An answer to the question "What regression/estimation is not a MLE?", a simple and robust alternative to Least-Squares (LS) is reportedly Least-Absolute Deviation (LAD).
To quote a source:
"The least absolute deviations method (LAD) is one of the principal alternatives to the least-squares method when one seeks to estimate regression parameters. The goal of the LAD regression is to provide a robust estimator."
Interestingly, per a reference, to quote "The least absolute deviations estimate also arises as the maximum likelihood estimate if the errors have a Laplace distribution." Here is a link that discusses some interesting applications of the Laplace (like as a Bayesian prior, and for extreme events).
Historically, the LAD procedure was introduced 50 years before the least-squares method (1757) by Roger Joseph Boscovich, who employed it to reconcile incoherent measures relating to the shape of the earth.

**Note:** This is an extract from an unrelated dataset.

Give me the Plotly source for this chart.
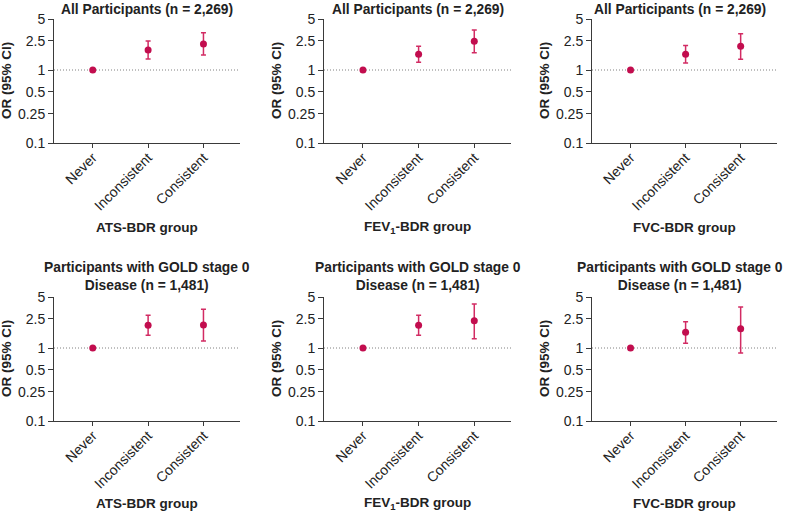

An illustrative difference is in the very simple case of Y = Constant, where the LS returns the sample mean, while the LAD selects the sample median! So in contexts with one or two extreme values, which for whatever reason (like heteroscedasticity), that may arise, LS could display a major shift in the true slope estimate, especially when there is one very low and/or a high observation, as a noted weakness. Wikipedia on robust regression makes a supporting comment:
"In particular, least squares estimates for regression models are highly sensitive to outliers."
With respect to applications, this can be particularly important, for example, in chemistry-based data analysis to predict a so-called reaction's Rate Law (which is based on the slope estimate).